WORK INSTRUCTIONS:
Print, exactly and with both ends included, the lines below that run from the one containing "Output the Python" to the one containing "years = list(range(1800, 2009))". Pictures are omitted.

RECORDS SHOWN:
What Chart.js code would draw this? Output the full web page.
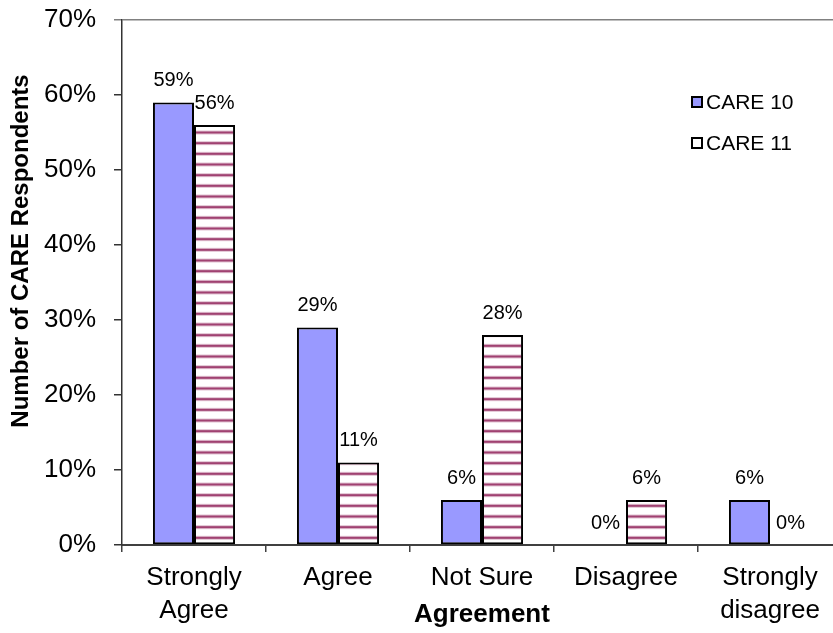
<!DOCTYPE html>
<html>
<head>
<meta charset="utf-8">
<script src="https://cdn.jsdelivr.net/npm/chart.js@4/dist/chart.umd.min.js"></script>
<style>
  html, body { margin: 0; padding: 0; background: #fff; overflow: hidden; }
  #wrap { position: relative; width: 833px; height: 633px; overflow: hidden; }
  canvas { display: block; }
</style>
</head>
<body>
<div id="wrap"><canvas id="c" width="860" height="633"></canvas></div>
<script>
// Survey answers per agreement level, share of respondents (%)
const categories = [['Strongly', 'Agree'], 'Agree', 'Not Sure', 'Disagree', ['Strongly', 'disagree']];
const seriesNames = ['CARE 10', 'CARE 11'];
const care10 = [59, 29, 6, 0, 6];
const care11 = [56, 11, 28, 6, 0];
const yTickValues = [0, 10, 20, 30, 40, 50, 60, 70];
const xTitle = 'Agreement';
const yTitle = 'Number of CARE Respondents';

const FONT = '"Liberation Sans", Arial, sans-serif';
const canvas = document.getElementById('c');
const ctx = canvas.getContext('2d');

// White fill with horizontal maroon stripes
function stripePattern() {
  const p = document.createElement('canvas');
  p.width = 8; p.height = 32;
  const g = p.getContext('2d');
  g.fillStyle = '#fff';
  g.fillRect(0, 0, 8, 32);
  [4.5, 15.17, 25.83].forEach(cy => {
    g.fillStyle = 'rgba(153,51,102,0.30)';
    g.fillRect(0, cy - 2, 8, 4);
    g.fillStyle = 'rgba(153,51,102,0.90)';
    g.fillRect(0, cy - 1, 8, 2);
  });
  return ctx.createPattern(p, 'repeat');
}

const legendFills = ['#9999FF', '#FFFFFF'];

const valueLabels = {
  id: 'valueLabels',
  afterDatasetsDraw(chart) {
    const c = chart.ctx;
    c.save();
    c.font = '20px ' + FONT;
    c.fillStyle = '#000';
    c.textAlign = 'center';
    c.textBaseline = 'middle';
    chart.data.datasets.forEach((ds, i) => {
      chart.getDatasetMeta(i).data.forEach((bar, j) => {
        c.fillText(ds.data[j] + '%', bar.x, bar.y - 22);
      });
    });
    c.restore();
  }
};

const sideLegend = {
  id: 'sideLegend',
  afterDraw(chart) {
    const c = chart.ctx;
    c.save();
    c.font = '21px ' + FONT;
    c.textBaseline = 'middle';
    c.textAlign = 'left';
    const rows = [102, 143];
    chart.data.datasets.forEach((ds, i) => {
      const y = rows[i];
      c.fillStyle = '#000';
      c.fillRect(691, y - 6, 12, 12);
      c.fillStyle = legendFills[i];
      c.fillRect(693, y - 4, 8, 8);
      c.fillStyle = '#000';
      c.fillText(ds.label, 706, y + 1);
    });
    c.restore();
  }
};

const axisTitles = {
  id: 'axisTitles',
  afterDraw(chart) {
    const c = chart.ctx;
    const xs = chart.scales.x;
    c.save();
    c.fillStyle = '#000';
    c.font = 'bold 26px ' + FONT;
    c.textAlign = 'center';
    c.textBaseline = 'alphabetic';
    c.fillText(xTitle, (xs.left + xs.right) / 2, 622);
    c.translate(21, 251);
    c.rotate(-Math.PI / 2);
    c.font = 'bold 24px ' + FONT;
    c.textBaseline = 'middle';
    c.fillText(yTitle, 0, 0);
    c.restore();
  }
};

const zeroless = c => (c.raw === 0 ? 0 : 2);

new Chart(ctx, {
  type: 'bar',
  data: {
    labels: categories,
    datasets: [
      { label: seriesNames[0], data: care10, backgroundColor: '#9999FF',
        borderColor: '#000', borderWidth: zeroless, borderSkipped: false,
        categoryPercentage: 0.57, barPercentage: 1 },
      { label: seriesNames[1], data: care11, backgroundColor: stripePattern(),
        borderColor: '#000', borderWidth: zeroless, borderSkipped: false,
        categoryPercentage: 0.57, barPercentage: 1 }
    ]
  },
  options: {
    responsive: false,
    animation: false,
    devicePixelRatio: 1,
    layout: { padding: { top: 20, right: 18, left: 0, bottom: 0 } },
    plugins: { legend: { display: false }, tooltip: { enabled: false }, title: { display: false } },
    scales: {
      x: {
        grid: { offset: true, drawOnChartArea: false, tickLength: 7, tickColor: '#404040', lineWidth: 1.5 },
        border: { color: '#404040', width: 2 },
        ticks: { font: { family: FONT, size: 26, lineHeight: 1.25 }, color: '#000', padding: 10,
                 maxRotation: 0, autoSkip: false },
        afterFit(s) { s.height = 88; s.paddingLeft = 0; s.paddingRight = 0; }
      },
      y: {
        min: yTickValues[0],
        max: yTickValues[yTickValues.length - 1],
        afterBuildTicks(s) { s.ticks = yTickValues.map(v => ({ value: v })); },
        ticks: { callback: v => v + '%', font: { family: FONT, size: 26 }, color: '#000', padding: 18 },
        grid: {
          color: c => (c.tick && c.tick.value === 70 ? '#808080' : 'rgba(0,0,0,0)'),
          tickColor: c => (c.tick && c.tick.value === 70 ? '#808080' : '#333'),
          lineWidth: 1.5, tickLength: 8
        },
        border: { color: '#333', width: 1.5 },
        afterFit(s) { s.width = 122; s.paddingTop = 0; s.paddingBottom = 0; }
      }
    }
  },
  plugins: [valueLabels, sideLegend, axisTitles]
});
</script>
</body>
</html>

...

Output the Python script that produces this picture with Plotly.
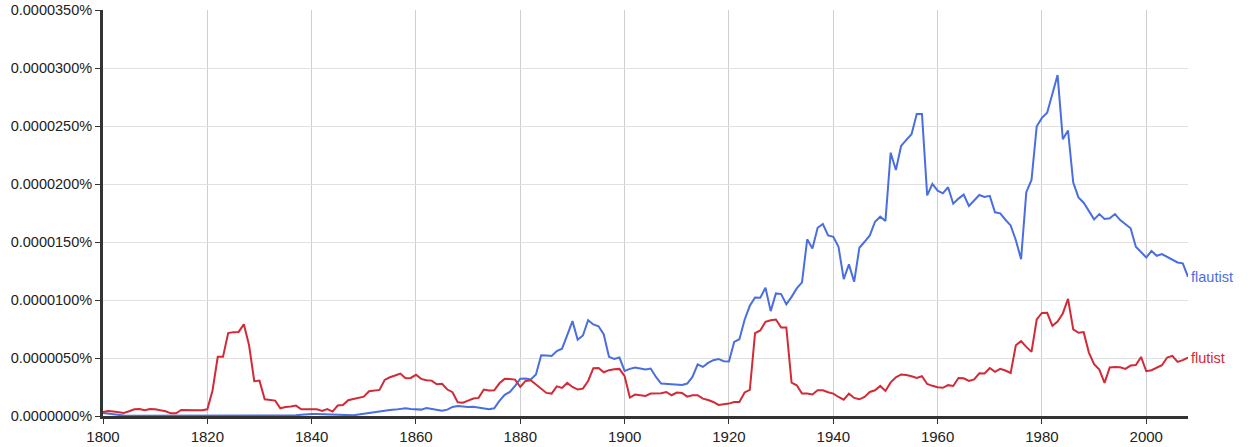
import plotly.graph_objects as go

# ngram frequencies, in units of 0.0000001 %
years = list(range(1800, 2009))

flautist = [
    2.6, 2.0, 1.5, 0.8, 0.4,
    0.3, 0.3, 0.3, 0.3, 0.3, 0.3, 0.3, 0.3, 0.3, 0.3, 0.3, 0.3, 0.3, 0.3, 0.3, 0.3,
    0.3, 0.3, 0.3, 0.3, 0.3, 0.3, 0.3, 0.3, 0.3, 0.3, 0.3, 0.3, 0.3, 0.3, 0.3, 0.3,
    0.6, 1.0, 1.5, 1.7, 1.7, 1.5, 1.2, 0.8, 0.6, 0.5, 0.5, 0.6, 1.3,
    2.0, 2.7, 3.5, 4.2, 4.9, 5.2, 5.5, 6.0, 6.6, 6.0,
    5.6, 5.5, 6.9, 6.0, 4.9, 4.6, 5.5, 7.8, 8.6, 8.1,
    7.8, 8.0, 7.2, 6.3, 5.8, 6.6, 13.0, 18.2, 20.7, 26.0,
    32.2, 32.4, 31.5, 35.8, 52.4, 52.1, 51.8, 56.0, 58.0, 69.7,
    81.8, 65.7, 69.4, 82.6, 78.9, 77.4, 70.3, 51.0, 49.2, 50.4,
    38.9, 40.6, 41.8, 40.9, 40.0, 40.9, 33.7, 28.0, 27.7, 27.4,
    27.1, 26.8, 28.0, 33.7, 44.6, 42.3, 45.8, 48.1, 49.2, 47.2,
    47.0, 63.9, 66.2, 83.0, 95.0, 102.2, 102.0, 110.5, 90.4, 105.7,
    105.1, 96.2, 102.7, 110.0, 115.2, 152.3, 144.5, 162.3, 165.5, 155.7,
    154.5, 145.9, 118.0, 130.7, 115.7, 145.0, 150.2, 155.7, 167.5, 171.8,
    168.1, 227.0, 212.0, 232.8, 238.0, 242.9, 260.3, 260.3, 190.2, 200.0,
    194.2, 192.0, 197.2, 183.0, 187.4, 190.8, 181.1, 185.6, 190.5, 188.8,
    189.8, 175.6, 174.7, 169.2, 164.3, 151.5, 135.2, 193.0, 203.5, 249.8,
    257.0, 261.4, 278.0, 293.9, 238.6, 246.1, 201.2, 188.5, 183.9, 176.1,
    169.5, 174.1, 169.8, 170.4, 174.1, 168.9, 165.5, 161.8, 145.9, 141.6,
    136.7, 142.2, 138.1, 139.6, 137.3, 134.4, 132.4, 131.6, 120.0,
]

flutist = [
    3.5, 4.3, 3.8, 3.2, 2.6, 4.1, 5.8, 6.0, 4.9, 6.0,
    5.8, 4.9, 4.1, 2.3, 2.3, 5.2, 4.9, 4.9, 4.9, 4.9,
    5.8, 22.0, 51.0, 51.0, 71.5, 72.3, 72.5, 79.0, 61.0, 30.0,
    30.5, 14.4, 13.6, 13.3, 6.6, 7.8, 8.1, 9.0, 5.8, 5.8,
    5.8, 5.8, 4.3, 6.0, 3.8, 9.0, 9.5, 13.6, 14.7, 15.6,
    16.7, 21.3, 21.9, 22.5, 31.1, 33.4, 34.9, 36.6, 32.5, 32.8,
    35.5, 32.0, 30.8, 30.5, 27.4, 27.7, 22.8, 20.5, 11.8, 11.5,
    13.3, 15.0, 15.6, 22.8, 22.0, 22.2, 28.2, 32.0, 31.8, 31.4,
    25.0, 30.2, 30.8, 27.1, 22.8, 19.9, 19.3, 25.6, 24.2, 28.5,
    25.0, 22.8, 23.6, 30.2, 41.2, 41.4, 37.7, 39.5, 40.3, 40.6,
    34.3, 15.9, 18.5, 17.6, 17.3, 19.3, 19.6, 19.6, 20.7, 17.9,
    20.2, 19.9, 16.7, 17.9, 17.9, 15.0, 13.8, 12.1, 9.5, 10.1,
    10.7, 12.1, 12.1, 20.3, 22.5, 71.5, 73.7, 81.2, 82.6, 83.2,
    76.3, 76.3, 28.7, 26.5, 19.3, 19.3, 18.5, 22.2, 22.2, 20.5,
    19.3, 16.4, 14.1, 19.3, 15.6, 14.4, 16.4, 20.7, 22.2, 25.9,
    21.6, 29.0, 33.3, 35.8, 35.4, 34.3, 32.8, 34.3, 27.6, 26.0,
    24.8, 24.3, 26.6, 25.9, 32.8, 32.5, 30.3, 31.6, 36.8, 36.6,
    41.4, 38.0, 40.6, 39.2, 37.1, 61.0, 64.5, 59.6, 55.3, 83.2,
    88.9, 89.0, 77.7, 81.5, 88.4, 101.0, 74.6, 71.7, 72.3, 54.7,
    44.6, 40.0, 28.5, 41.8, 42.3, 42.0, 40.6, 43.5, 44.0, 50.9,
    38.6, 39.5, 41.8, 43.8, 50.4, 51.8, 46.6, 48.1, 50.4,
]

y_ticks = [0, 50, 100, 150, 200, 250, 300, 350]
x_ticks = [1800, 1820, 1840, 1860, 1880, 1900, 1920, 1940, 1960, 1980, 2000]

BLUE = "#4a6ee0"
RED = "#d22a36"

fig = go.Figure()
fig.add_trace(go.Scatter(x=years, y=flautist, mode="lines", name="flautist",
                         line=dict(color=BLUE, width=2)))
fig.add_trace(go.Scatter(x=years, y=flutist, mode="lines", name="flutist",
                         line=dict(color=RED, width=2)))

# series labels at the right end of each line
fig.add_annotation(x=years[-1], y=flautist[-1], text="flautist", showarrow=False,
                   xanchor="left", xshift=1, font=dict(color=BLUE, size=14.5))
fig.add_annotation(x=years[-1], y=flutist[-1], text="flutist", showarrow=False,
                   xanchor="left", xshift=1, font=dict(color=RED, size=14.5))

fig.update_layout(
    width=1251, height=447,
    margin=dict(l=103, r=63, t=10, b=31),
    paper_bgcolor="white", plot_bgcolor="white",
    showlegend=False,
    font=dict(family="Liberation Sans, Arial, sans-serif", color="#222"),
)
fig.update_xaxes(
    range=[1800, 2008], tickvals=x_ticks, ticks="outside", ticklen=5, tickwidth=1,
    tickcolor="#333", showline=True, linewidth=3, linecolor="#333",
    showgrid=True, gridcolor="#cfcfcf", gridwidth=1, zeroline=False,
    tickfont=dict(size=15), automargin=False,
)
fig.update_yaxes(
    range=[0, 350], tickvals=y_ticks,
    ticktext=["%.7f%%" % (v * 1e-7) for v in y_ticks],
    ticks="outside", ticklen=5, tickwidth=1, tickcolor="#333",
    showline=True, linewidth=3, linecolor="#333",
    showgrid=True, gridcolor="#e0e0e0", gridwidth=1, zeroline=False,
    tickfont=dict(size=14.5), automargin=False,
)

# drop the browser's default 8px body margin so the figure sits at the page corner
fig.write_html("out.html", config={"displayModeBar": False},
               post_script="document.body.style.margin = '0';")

RESULT OF THE EXERCISE:
Output the Python script that produces this picture with Plotly.
import plotly.graph_objects as go

# ngram frequencies, in units of 0.0000001 %
years = list(range(1800, 2009))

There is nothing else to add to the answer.